Apply that idea to OWS.

The protestors are smart not to embrace an ideology, present a clear list of demands, or elect a visible leader. The obvious reason for this is that the movement wants to remain inclusive to anyone and everyone who is dissatisfied with the current social, political, and economic climate (and there are people throughout the political spectrum who feel that way).

But the true genius behind that decision relates to longevity. If the protestors did have clear demands and elect a visible leader, they could be immediately dismissed.

Let's say that they elected a college student as their leader and made their key issue the out-of-control college debt in the United States. Within 24 hours, Bill O'Reilly would be yelling at him/her on Fox News and dismissing everything he/she had to say. Politicians would come out for or against the leader's position, they'd argue for a bit, and they'd choose to do something or nothing (probably nothing) about it. OWS would become a footnote.

Without demands, political affiliations, or a leader, the pundits on Fox News are only left to nervously laugh, wondering, "Who ARE they, and what could they possibly want?" And maybe – just maybe – it's high time for the pundits to stop knowing and start wondering.

The Occupy Buffalo movement, just by existing, shows that there are also many people in Western New York who identify with the people in Zuccotti Park. That is an accomplishment in itself, and it is probably much more important than whether the Buffalo occupiers directly do anything else, as long as they stay in Niagara Square.

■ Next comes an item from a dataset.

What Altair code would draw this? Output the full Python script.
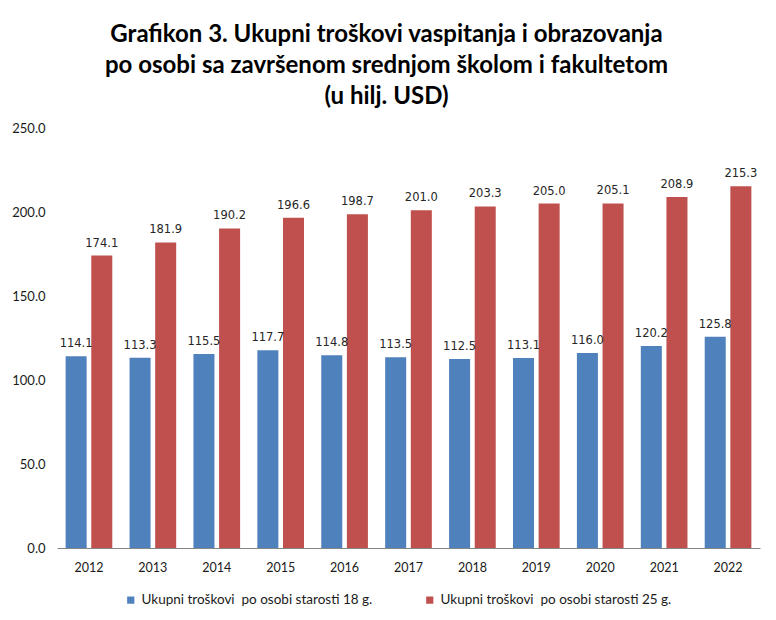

Remember that this is a global movement; the mere presence of occupiers in different cities indicates to the politicians and media that the people are united in the feeling that nobody is listening to them.

In journalism, we are told to "show" rather than "tell." The occupiers would make good journalists. They aren't "telling" what their demands are, and they do not pretend to have figured out the panacea to all the world's problems. They are simply "showing" a bunch of people who are pissed off. And it's bewildering the politicians and the media.

This new "medium" – a bunch of pissed-off people who won't go away – is the message, and that will effect more change than any traditional "message," such as a list of demands.